One key element in that is to make sure that we have a strong transatlantic bond also in this new security environment and just to be clear about that because everyone asks me about that, I’m absolutely confident that also with a new US administration, we will have a strong US commitment to a strong transatlantic partnership in NATO….
I believe strongly that the United States expects European NATO allies to invest more in defence and the good news is that European allies have started to do exactly that. So defence spending has actually started to increase…. So we are moving in the right direction….
We are stepping up our efforts to fight terrorism. We are in Afghanistan to fight terrorism. You have to remember that the reason why we’re in Afghanistan is to fight terrorism. We are doing more to support the US led coalition countering ISIL and then, we have during the last years, increased our focus and we’re doing more when it comes to cyber-defences because we have to understand that cyber-attacks can be as dangerous, as serious, as armed attacks. It can take out critical infrastructure, it can cause human injury and it can undermine our own defence capabilities. So, we have decided that a cyber-attack can trigger Article 5 meaning that the cyber-attack can trigger a response from the whole alliance as, I should say, more conventional armed attack can and we have also decided and we are in the process of establishing cyber as a military domain alongside air, sea and land and we are doing much to help our allies to improve their cyber-defences. So, we are constantly adapting. NATO is the most successful military alliance in history because we have been able to adapt and we’ll continue to do that. …

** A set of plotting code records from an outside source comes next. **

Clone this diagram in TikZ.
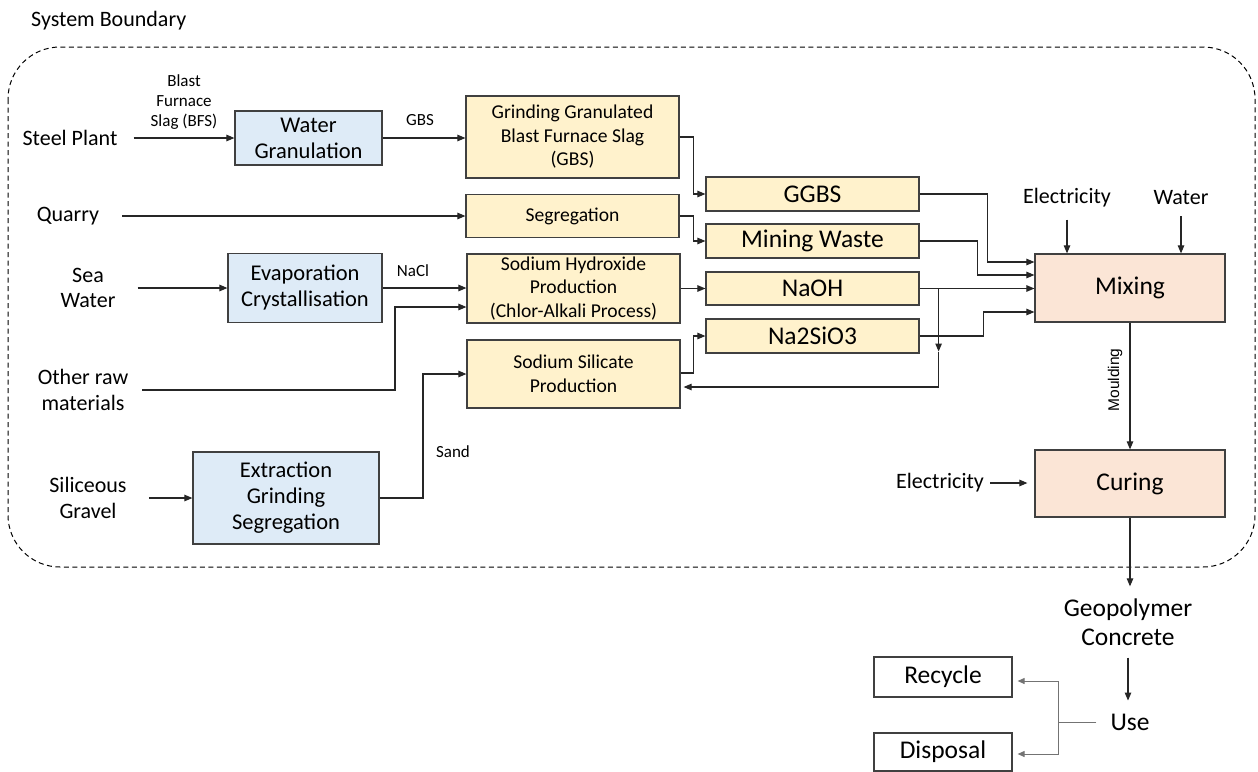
\documentclass[tikz,border=0pt]{standalone}
\usepackage{fontspec}
\setmainfont{Carlito}
\newfontfamily\arialfont{Liberation Sans}
\usetikzlibrary{arrows.meta}
\definecolor{procblue}{HTML}{DEEBF7}
\definecolor{procyellow}{HTML}{FFF2CC}
\definecolor{procpeach}{HTML}{FBE5D6}
\definecolor{edgegray}{HTML}{404040}
\tikzset{
	box/.style={draw=edgegray, line width=1.2pt, align=center, inner sep=0pt},
	bluebox/.style={box, fill=procblue, font=\fontsize{22.5}{26}\selectfont},
	yelbox/.style={box, fill=procyellow, font=\fontsize{19.6}{23.5}\selectfont},
	prodbox/.style={box, fill=procyellow, font=\fontsize{25.5}{28}\selectfont},
	peachbox/.style={box, fill=procpeach, font=\fontsize{25.5}{28}\selectfont},
	endbox/.style={box, fill=white, font=\fontsize{25.5}{28}\selectfont},
	src/.style={align=center, inner sep=0pt, font=\fontsize{22}{25.5}\selectfont},
	big/.style={align=center, inner sep=0pt, font=\fontsize{25.5}{29}\selectfont},
	lbl/.style={align=center, inner sep=0pt, font=\fontsize{17}{20}\selectfont},
	wire/.style={draw=black!85, line width=1.1pt},
	flow/.style={wire, -{Triangle[length=8pt,width=6.5pt]}},
	back/.style={draw=black!55, line width=1pt, -{Triangle[length=7pt,width=6pt]}},
}

\begin{document}
\begin{tikzpicture}[x=1pt, y=-1pt]
			%%%%% START %%%%%
			\useasboundingbox (0,0) rectangle (1258,771);
			
			\node[src, anchor=west] (sysb) at (31,21) {System Boundary};
			\draw[line width=1pt, dash pattern=on 5pt off 3.5pt, rounded corners=52pt] (8,47) rectangle (1255,567);
			
			% sources
			\node[src] (steel) at (70,138) {Steel Plant};
			\node[src] (quarry) at (68,216) {Quarry};
			\node[src] (sea) at (88,288) {Sea\\Water};
			\node[src] (other) at (83,390) {Other raw\\materials};
			\node[src] (gravel) at (88,498) {Siliceous\\Gravel};
			
			% first stage
			\node[bluebox, minimum width=147pt, minimum height=54pt] (wg) at (308.5,138) {Water\\Granulation};
			\node[bluebox, minimum width=154pt, minimum height=69pt] (evap) at (305,288) {Evaporation\\Crystallisation};
			\node[bluebox, minimum width=186pt, minimum height=92pt] (ext) at (286,498) {Extraction\\Grinding\\Segregation};
			
			% second stage
			\node[yelbox, minimum width=213pt, minimum height=82pt] (grind) at (572.5,137) {Grinding Granulated\\Blast Furnace Slag\\(GBS)};
			\node[yelbox, minimum width=213pt, minimum height=43pt] (seg) at (572.5,216) {Segregation};
			\node[yelbox, minimum width=213pt, minimum height=69pt] (soh) at (573.5,288.5) {Sodium Hydroxide\\Production\\(Chlor-Alkali Process)};
			\node[yelbox, minimum width=213pt, minimum height=68pt] (sos) at (573.5,374) {Sodium Silicate\\Production};
			
			% products
			\node[prodbox, minimum width=213pt, minimum height=34pt] (ggbs) at (812.5,194) {GGBS};
			\node[prodbox, minimum width=213pt, minimum height=34pt] (mw) at (812.5,241) {Mining Waste};
			\node[prodbox, minimum width=213pt, minimum height=33pt] (naoh) at (812.5,288.5) {NaOH};
			\node[prodbox, minimum width=213pt, minimum height=34pt] (nasi) at (812.5,336) {Na2SiO3};
			
			% mixing and curing
			\node[peachbox, minimum width=190pt, minimum height=68pt] (mix) at (1130,288) {Mixing};
			\node[peachbox, minimum width=190pt, minimum height=67pt] (cur) at (1130,483.5) {Curing};
			\node[src] (elec1) at (1067,198) {Electricity};
			\node[src] (water) at (1181,198) {Water};
			\node[src] (elec2) at (940,483) {Electricity};
			\node[inner sep=0pt, rotate=90, font=\arialfont\fontsize{15.5}{18}\selectfont] (mould) at (1115,380) {Moulding};
			
			% end of life
			\node[big] (geo) at (1128,622) {Geopolymer\\Concrete};
			\node[big] (use) at (1130,722) {Use};
			\node[endbox, minimum width=138pt, minimum height=40pt] (rec) at (943,677) {Recycle};
			\node[endbox, minimum width=138pt, minimum height=38pt] (dis) at (943,752) {Disposal};
			
			% stream labels
			\node[lbl] (bfs) at (184,102) {Blast\\Furnace\\Slag (BFS)};
			\node[lbl] (gbs) at (420,120) {GBS};
			\node[lbl] (nacl) at (413,271) {NaCl};
			\node[lbl] (sand) at (453,452) {Sand};
			
			% connectors
			\draw[flow] ([xshift=16pt]steel.east) -- (wg.west);
			\draw[flow] (wg.east) -- (wg.east -| grind.west);
			\draw[flow] ([xshift=23pt]quarry.east) -- (quarry.east -| seg.west);
			\draw[flow] ([xshift=22pt]sea.east) -- (sea.east -| evap.west);
			\draw[flow] (evap.east) -- (evap.east -| soh.west);
			\coordinate (ojoin) at (395,307);
			\draw[flow] ([xshift=14pt]other.east) -| (ojoin) -- (ojoin -| soh.west);
			\draw[flow] ([xshift=22pt]gravel.east) -- (gravel.east -| ext.west);
			\coordinate (sjoin) at (423,374);
			\draw[flow] (ext.east) -| (sjoin) -- (sjoin -| sos.west);
			
			\draw[flow] (grind.east) -- ++(14,0) |- (ggbs.west);
			\draw[flow] (seg.east) -- ++(14,0) |- (mw.west);
			\draw[flow] (soh.east) -- (soh.east -| naoh.west);
			\draw[flow] ([yshift=1pt]sos.east) -- ++(13,0) |- (nasi.west);
			
			\draw[flow] (ggbs.east) -- ++(68,0) |- ([yshift=26pt]mix.west);
			\draw[flow] (mw.east) -- ++(58,0) |- ([yshift=13pt]mix.west);
			\draw[flow] (naoh.east) -- (naoh.east -| mix.west);
			\draw[flow] (nasi.east) -- ++(64,0) |- ([yshift=-24pt]mix.west);
			\coordinate (tap) at ([xshift=19pt]naoh.east);
			\draw[flow] (tap) -- ([yshift=-63pt]tap);
			\draw[flow, shorten >=3pt] ([yshift=-63pt]tap) |- ([yshift=-13pt]sos.east);
			
			\draw[flow, shorten <=12pt] (elec1.south) -- (elec1.south |- mix.north);
			\draw[flow, shorten <=11pt] (water.south) -- (water.south |- mix.north);
			\draw[flow] (mix) -- (cur);
			\draw[flow, shorten <=6pt, shorten >=7pt] (elec2.east) -- (elec2.east -| cur.west);
			\draw[flow, shorten >=12pt] (cur.south) -- (cur.south |- geo.north);
			\draw[flow, shorten <=12pt, shorten >=13pt] (geo.south) -- (geo.south |- use.north);
			
			\coordinate (fork) at (1058,722);
			\draw[draw=black!55, line width=1pt, shorten <=14pt] (use.west) -- (fork);
			\draw[back, shorten >=5pt] (fork) |- ([yshift=-4pt]rec.east);
			\draw[back, shorten >=5pt] (fork) |- ([yshift=-2pt]dis.east);
			
			%%%%% END %%%%%
		\end{tikzpicture}
\end{document}
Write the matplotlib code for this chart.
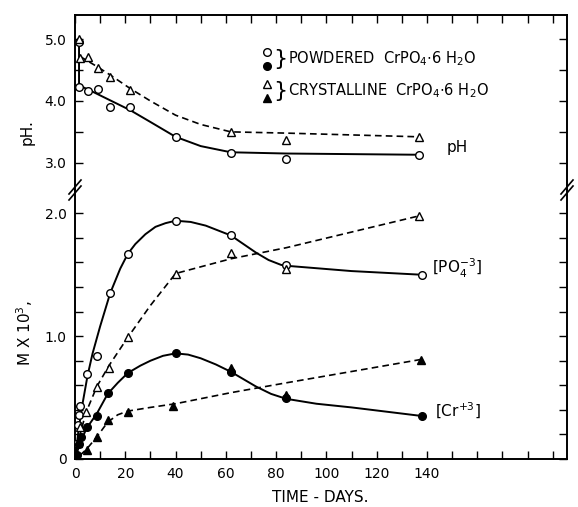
import numpy as np
from matplotlib import pyplot as plt
from matplotlib.ticker import MultipleLocator

plt.rcParams["font.family"] = "DejaVu Sans"
plt.rcParams["font.size"] = 10
plt.rcParams["mathtext.default"] = "regular"

# ---- pH panel ----
ph_pow_days = [1.6, 1.6, 5.3, 9, 14, 22, 40, 62, 84, 137]
ph_pow = [4.95, 4.23, 4.16, 4.19, 3.90, 3.90, 3.42, 3.16, 3.06, 3.13]
ph_pow_curve_days = [1.6, 1.6, 5, 10, 15, 22, 30, 40, 50, 62, 84, 137]
ph_pow_curve = [4.95, 4.25, 4.19, 4.09, 3.99, 3.85, 3.66, 3.42, 3.27, 3.17, 3.15, 3.13]

ph_cry_days = [1.6, 2, 5.3, 9, 14, 22, 62, 84, 137]
ph_cry = [5.00, 4.69, 4.71, 4.53, 4.39, 4.18, 3.50, 3.37, 3.42]
ph_cry_curve_days = [2, 9, 14, 22, 30, 40, 50, 62, 84, 137]
ph_cry_curve = [4.72, 4.55, 4.42, 4.20, 4.00, 3.77, 3.62, 3.50, 3.48, 3.42]

# ---- M x 10^3 panel ----
po4_pow_days = [0.5, 1, 1.5, 2, 4.6, 8.7, 14, 21, 40, 62, 84, 138]
po4_pow = [0.12, 0.28, 0.36, 0.43, 0.69, 0.84, 1.35, 1.67, 1.94, 1.82, 1.58, 1.50]
po4_pow_curve_days = [0, 1.5, 3, 5, 7, 10, 14, 18, 21, 24, 28, 32, 36, 40, 46, 52,
                      62, 67, 72, 77, 82, 86, 110, 138]
po4_pow_curve = [0.0, 0.25, 0.45, 0.68, 0.86, 1.08, 1.35, 1.55, 1.67, 1.75, 1.83, 1.89,
                 1.92, 1.94, 1.93, 1.90, 1.82, 1.75, 1.68, 1.62, 1.58, 1.57, 1.53, 1.50]

po4_cry_days = [1, 2, 4.4, 8.7, 13.5, 21, 40, 62, 84, 137]
po4_cry = [0.13, 0.26, 0.38, 0.59, 0.74, 0.99, 1.51, 1.68, 1.55, 1.98]
po4_cry_curve_days = [0, 2, 4.4, 8.7, 13.5, 21, 30, 40, 62, 84, 137]
po4_cry_curve = [0.0, 0.20, 0.38, 0.59, 0.76, 0.99, 1.25, 1.51, 1.63, 1.72, 1.98]

cr_pow_days = [0.8, 1.5, 2.5, 4.6, 8.7, 13, 21, 40, 62, 84, 138]
cr_pow = [0.03, 0.12, 0.18, 0.26, 0.35, 0.54, 0.70, 0.86, 0.71, 0.50, 0.35]
cr_pow_curve_days = [0, 2, 4.6, 8.7, 13, 17, 21, 26, 30, 35, 40, 45, 50, 56, 62, 67,
                     72, 78, 84, 96, 110, 138]
cr_pow_curve = [0.0, 0.13, 0.25, 0.37, 0.53, 0.62, 0.70, 0.76, 0.80, 0.84, 0.86, 0.85,
                0.82, 0.77, 0.71, 0.65, 0.59, 0.53, 0.49, 0.45, 0.42, 0.35]

cr_cry_days = [4.8, 8.7, 13, 21, 39, 62, 84, 137.5]
cr_cry = [0.07, 0.18, 0.32, 0.38, 0.43, 0.74, 0.52, 0.81]
cr_cry_curve_days = [2, 4.6, 8.7, 13, 17, 21, 30, 40, 62, 84, 137.5]
cr_cry_curve = [0.03, 0.08, 0.18, 0.30, 0.36, 0.39, 0.42, 0.45, 0.54, 0.62, 0.81]

x_labels = ["0", "20", "40", "60", "80", "100", "120", "140"]

W, H = 578, 507


def fx(px):
    return px / W


def fy(py):
    return 1 - py / H


fig = plt.figure(figsize=(W / 100, H / 100), dpi=100)
ax_ph = fig.add_axes([fx(75), fy(190), fx(567) - fx(75), fy(15) - fy(190)])
ax_m = fig.add_axes([fx(75), fy(459), fx(567) - fx(75), fy(190) - fy(459)])

xmax = 492 / 2.514
dash = (0, (4, 2.5))
lw = 1.4
mk = dict(ms=5.5, mew=1.0, color="black", ls="none", zorder=3)

for ax in (ax_ph, ax_m):
    ax.set_xlim(0, xmax)
    ax.xaxis.set_major_locator(MultipleLocator(10))
    ax.tick_params(direction="in", length=6, width=1, which="both",
                   left=True, right=True, labelsize=10, pad=6)
    for s in ax.spines.values():
        s.set_linewidth(1.4)

ax_ph.set_ylim(2.56, 5.39)
ax_ph.yaxis.set_minor_locator(MultipleLocator(0.5))
ax_ph.spines["bottom"].set_visible(False)
ax_ph.tick_params(axis="x", bottom=False, top=True, labelbottom=False)
ax_ph.set_yticks([3.0, 4.0, 5.0])
ax_ph.set_yticklabels(["3.0", "4.0", "5.0"])

ax_m.set_ylim(0, 2.19)
ax_m.set_yticks([0, 1.0, 2.0])
ax_m.set_yticklabels(["0", "1.0", "2.0"])
ax_m.yaxis.set_minor_locator(MultipleLocator(0.2))
ax_m.spines["top"].set_visible(False)
ax_m.tick_params(axis="x", top=False)
ax_m.set_xticks(np.arange(0, 200, 10))
ax_m.set_xticklabels([x_labels[i // 2] if i % 2 == 0 and i <= 14 else ""
                      for i in range(20)])

# pH curves
ax_ph.plot(ph_pow_curve_days, ph_pow_curve, "-", color="black", lw=lw)
ax_ph.plot(ph_cry_curve_days, ph_cry_curve, color="black", lw=1.2, ls=dash)
ax_ph.plot(ph_pow_days, ph_pow, marker="o", mfc="white", **mk)
ax_ph.plot(ph_cry_days, ph_cry, marker="^", mfc="white", **mk)

# concentration curves
ax_m.plot(po4_pow_curve_days, po4_pow_curve, "-", color="black", lw=lw)
ax_m.plot(po4_cry_curve_days, po4_cry_curve, color="black", lw=1.2, ls=dash)
ax_m.plot(cr_pow_curve_days, cr_pow_curve, "-", color="black", lw=lw)
ax_m.plot(cr_cry_curve_days, cr_cry_curve, color="black", lw=1.2, ls=dash)
ax_m.plot(po4_pow_days, po4_pow, marker="o", mfc="white", **mk)
ax_m.plot(po4_cry_days, po4_cry, marker="^", mfc="white", **mk)
ax_m.plot(cr_pow_days, cr_pow, marker="o", mfc="black", **mk)
ax_m.plot(cr_cry_days, cr_cry, marker="^", mfc="black", **mk)

# series labels
ax_ph.text(148, 3.18, "pH", fontsize=11)
ax_m.text(142, 1.55, r"[PO$_4^{-3}$]", fontsize=11, va="center")
ax_m.text(143, 0.39, r"[Cr$^{+3}$]", fontsize=11, va="center")

# legend block
lx, ly = 267, [52, 66, 84, 98]
for py, m, fc in zip(ly, ["o", "o", "^", "^"], ["white", "black", "white", "black"]):
    fig.lines.append(plt.Line2D([fx(lx)], [fy(py)], marker=m, mfc=fc, mec="black",
                                ms=5.5, mew=1.0, transform=fig.transFigure))
fig.text(fx(273), fy(59), "}", fontsize=16, va="center", ha="left")
fig.text(fx(273), fy(91), "}", fontsize=16, va="center", ha="left")
fig.text(fx(288), fy(59), r"POWDERED  CrPO$_4$$\cdot$6 H$_2$O", fontsize=10.5, va="center")
fig.text(fx(288), fy(91), r"CRYSTALLINE  CrPO$_4$$\cdot$6 H$_2$O", fontsize=10.5, va="center")

# axis labels
fig.text(fx(27), fy(132), "pH.", rotation=90, fontsize=11, va="center", ha="center")
fig.text(fx(25), fy(333), r"M X 10$^3$,", rotation=90, fontsize=11, va="center", ha="center")
fig.text(fx(320), fy(497), "TIME - DAYS.", fontsize=11, va="center", ha="center")

# axis break marks
for bx in (75, 567):
    for off in (-3, 3):
        fig.lines.append(plt.Line2D([fx(bx - 6), fx(bx + 6)],
                                    [fy(190 + off + 7), fy(190 + off - 7)],
                                    color="black", lw=1.2, transform=fig.transFigure))

fig.savefig("out.png", dpi=100)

[T]here’s a will in NATO to also take responsibility and to act out of area but I think the thinking is different now than when we started to do that…
But the big difference now is that I think that we are much more focused on how can we project stability without deploying a large number of NATO forces in combat operations as we did in Bosnia or in Afghanistan; but how can we project stability by training local forces because I very much believe that in the long run, it’s much more sustainable, it’s much more effective to enable local forces, local governments to stabilize their own country instead of we fighting their wars. Of course, NATO has to be ready to deploy forces out of area again, something may happen that would require that but as a long term strategy, we are now much more focused on building local capacity. I believe that the best weapon we have in the fight against terrorism is to train local forces.
Excerpts from remarks by NATO Secretary General Jens Stoltenberg at World Economic Forum Annual Meeting in Davos, January 19, 2016.